Friday, April 22, 2011

How Many Ladders Does it Take to Keep a Workplace Safe?

April 28 marks the 40th anniversary of OSHA, the Occupational Safety and Health Administration. I was never convinced that the nation needed OSHA.

In 1971, I attended a seminar to learn how the new OSHA law applied to highway construction. The first topic discussed was the chapter of regulations on trenches. We learned that any excavated trench 3 feet deep or deeper required escape ladders spaced every 25 feet.

If a 3-foot-deep trench collapses, the angle of repose of the fallen earth will limit the depth of the dirt and rock in the center of the trench to a foot or less. In a trench that is 4 feet wide or wider, there would be no dirt in the center. Regardless, escape ladders were required.

This “3 foot rule” brought laughter. Well, the men with calloused hands laughed very hard. Those with clean fingernails just giggled nervously but knew not why.

The instructor then directed us to the chapter on ladders. There was page after page of regulations on how to build a ladder. The key language here was that ladders must be 6 feet long or longer.

A 4-year-old child who has ridden the playground teeter-totter knows about fulcrums, but not the architects of OSHA. With this revelation, the laughter was over. It had become crystal clear that the OSHA rules had been written and approved by desk jockeys with no work experience and no common sense.

OSHA required trucks and heavy equipment to have back-up alarms. Every time the machine backed up, the alarm beeped to warn everyone.

Good idea in conference room theory. Not always so good in practice. In a congested area like a highway cut, with three vehicles backing up at the same time (a common event), the alarms confuse everyone. The alarms echo off the walls of a cut, the same as they would in a canyon.

I never have been in favor of back-up alarms. For one thing, back-up alarms lull you into a false sense of security. If the alarm fails to work, and that does happen, you may get run over while waiting to hear a horn beep. When one works around heavy equipment, staying alert is the only safe option.
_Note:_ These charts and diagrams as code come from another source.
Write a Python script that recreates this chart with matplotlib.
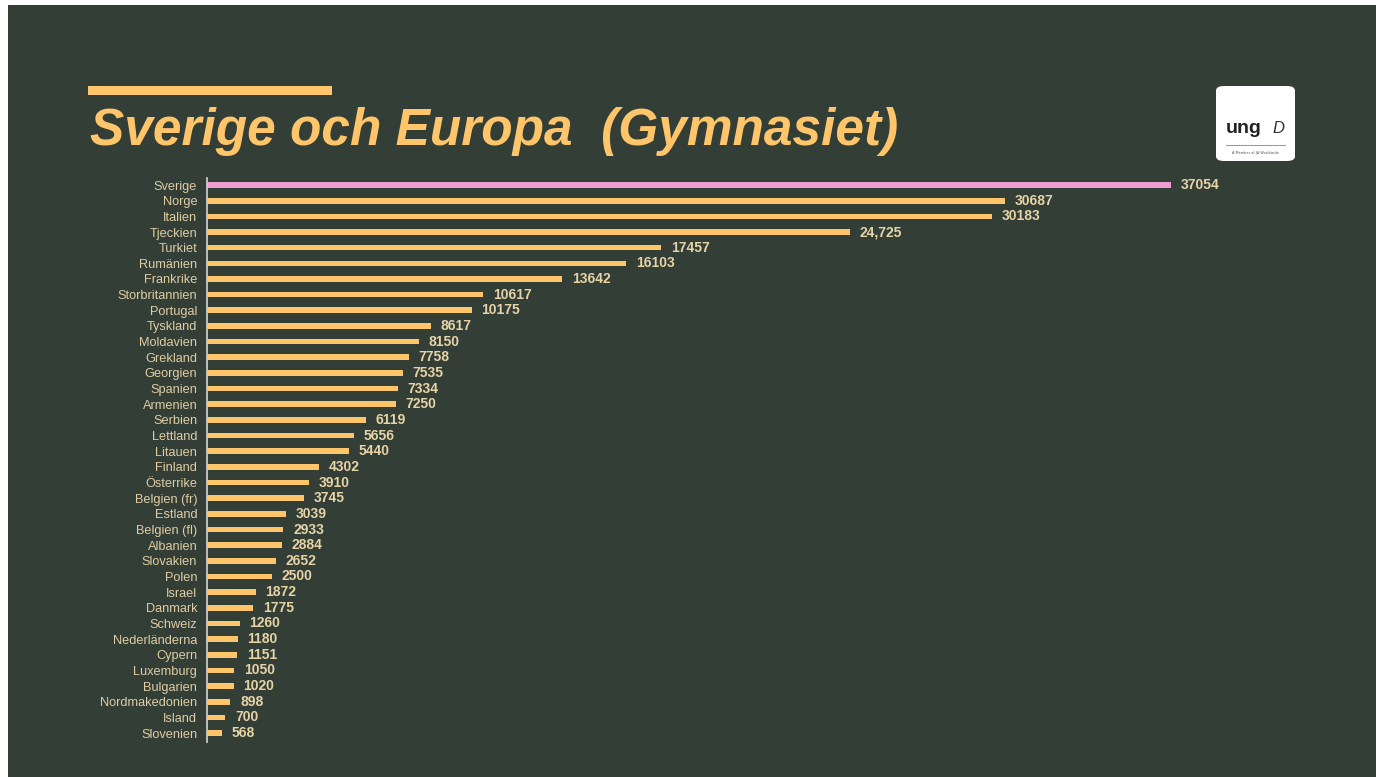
import matplotlib
matplotlib.use("Agg")
import matplotlib.pyplot as plt
from matplotlib.patches import FancyBboxPatch, Rectangle

countries = ["Sverige", "Norge", "Italien", "Tjeckien", "Turkiet", "Rumänien", "Frankrike",
             "Storbritannien", "Portugal", "Tyskland", "Moldavien", "Grekland", "Georgien",
             "Spanien", "Armenien", "Serbien", "Lettland", "Litauen", "Finland", "Österrike",
             "Belgien (fr)", "Estland", "Belgien (fl)", "Albanien", "Slovakien", "Polen",
             "Israel", "Danmark", "Schweiz", "Nederländerna", "Cypern", "Luxemburg",
             "Bulgarien", "Nordmakedonien", "Island", "Slovenien"]
values = [37054, 30687, 30183, 24725, 17457, 16103, 13642, 10617, 10175, 8617, 8150, 7758,
          7535, 7334, 7250, 6119, 5656, 5440, 4302, 3910, 3745, 3039, 2933, 2884, 2652, 2500,
          1872, 1775, 1260, 1180, 1151, 1050, 1020, 898, 700, 568]
value_labels = ["37054", "30687", "30183", "24,725", "17457", "16103", "13642", "10617",
                "10175", "8617", "8150", "7758", "7535", "7334", "7250", "6119", "5656",
                "5440", "4302", "3910", "3745", "3039", "2933", "2884", "2652", "2500",
                "1872", "1775", "1260", "1180", "1151", "1050", "1020", "898", "700", "568"]
title = "Sverige och Europa  (Gymnasiet)"

BG = "#333e37"
BAR = "#ffc56b"
PINK = "#f09ccf"
LABEL = "#dfcda3"
VAL = "#e6d3a6"

W, H = 1376, 777
fig = plt.figure(figsize=(W / 100, H / 100), dpi=100)
fig.patch.set_facecolor("white")
# slide background (white margin at left and top)
fig.patches.append(Rectangle((8 / W, 0), 1 - 8 / W, 1 - 5 / H, transform=fig.transFigure,
                             facecolor=BG, edgecolor="none", zorder=-5))
# accent line
fig.patches.append(Rectangle((88 / W, 1 - 95 / H), (332 - 88) / W, 9 / H,
                             transform=fig.transFigure, facecolor=BAR, edgecolor="none", zorder=1))
fig.text(90 / W, 1 - 145 / H, title, fontsize=37, fontweight="bold", fontstyle="italic",
         color=BAR, family="Liberation Sans", ha="left", va="baseline")

# logo box
fig.patches.append(FancyBboxPatch((1216 / W, 1 - 161 / H), 79 / W, 75 / H,
                                  boxstyle="round,pad=0,rounding_size=0.006",
                                  transform=fig.transFigure, facecolor="white",
                                  edgecolor="none", zorder=2))
fig.text(1244 / W, 1 - 133 / H, "ung", fontsize=14, fontweight="bold", color="#222222",
         family="Liberation Sans", ha="center", va="baseline", zorder=3)
fig.text(1278 / W, 1 - 133 / H, "D", fontsize=12, fontstyle="italic", color="#333333",
         family="Liberation Sans", ha="center", va="baseline", zorder=3)
fig.patches.append(Rectangle((1226 / W, 1 - 146 / H), 60 / W, 0.6 / H, transform=fig.transFigure,
                             facecolor="#999999", edgecolor="none", zorder=3))
fig.text(1255 / W, 1 - 153 / H, "A Member of JA Worldwide", fontsize=2.5, color="#555555",
         ha="center", va="center", zorder=3)

# axes
x0, x1 = 207, 1300
y_top, y_bot = 178, 742
ax = fig.add_axes([x0 / W, 1 - y_bot / H, (x1 - x0) / W, (y_bot - y_top) / H], zorder=5)
ax.set_facecolor("none")
n = len(countries)
ypos = list(range(n))
colors = [PINK] + [BAR] * (n - 1)
bars = ax.barh(ypos, values, height=0.36, color=colors, zorder=2)
scale = (1171 - 207) / 37054
ax.set_xlim(0, (x1 - x0) / scale)
ax.set_ylim(n - 1 + 0.57, -0.45)
ax.set_yticks(ypos)
ax.set_yticklabels(countries, fontsize=9.2, color=LABEL, family="Liberation Sans")
ax.tick_params(axis="y", length=0, pad=7)
ax.set_xticks([])
for s in ["top", "right", "bottom"]:
    ax.spines[s].set_visible(False)
ax.spines["left"].set_color("#c9c9c9")
ax.spines["left"].set_linewidth(1.3)
for b, lab in zip(bars, value_labels):
    ax.annotate(lab, (b.get_width(), b.get_y() + b.get_height() / 2), xytext=(7, 0),
                textcoords="offset points", va="center", ha="left", fontsize=10,
                fontweight="bold", color=VAL, family="Liberation Sans")

fig.savefig("out.png", dpi=100, facecolor=fig.get_facecolor())
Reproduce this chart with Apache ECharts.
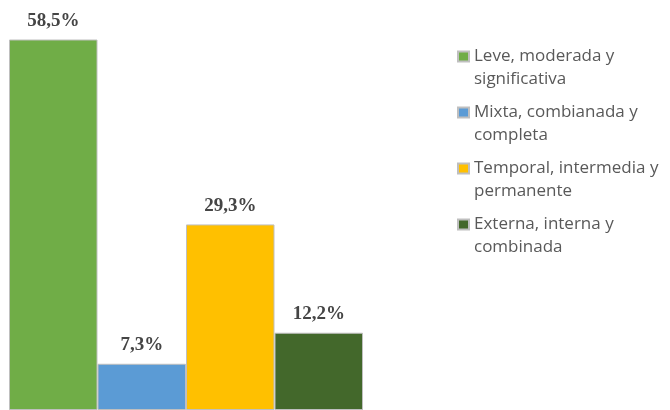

At the 1971 seminar, we also reviewed the chapter on fire extinguishers. Never have I read a document so vague and so confusing. The only conclusion I could draw was for a business to buy a lot of fire extinguishers and hope they had enough of them when OSHA showed up.

Because OSHA required so many fire extinguishers in the workplace, the agency must have thought that, in case of fire, the workers would play hero, grab fire extinguishers and fight the fire until they were overcome by smoke. I thought it was counter-productive for a safety agency to expect everyday workers to fight fires.

Before OSHA, few fire extinguishers were sold, and the sellers were relegated to peddler status. After OSHA, fire extinguisher peddlers became very successful businessmen.

In February, a congressional committee called OSHA to task for being a job killer. Assistant Labor Secretary David Michaels defended OSHA by saying: “…there is clear evidence that OSHA’s commonsense regulations have made working conditions in this country today far safer than 40 years ago …, while at the same time protecting American jobs.”

Then he went purple, claiming that “OSHA standards … drive technological innovation, making industries more competitive.”

As proof, OSHA reverts to statistics. They cite that workplace injuries per 100 workers have dropped dramatically since 1972. This is a fool’s errand, comparing the workplace of 1972 to the current workplace.

The accident rates fell because we either exported the dirty, dangerous jobs overseas or replaced domestic workers with automated, robotic machinery. For example, comparing the American auto plant of 1972 with today’s plant is like comparing apples to kumquats. (Credit Japan, not OSHA.)

Not just manufacturing has been automated. Computers answer telephones; computers operate other machines. ATMs have replaced thousands of bank tellers. We explore Mars with a robot. And so on.

Injury lawsuits have done more to improve workplace safety than anything OSHA has done. The Mandolidis decision in 1978 alone sent a message to companies to either automate the equipment, export the dangerous jobs or be sued out of existence.

Forty years of OSHA rules notwithstanding, humans are as accident-prone as ever. The demands of the marketplace and resulting advances in technology have made jobsites safer.

The government is broke. OSHA is a luxury we cannot afford.

Happy birthday, OSHA.

Double check your fire extinguishers before blowing out the candles.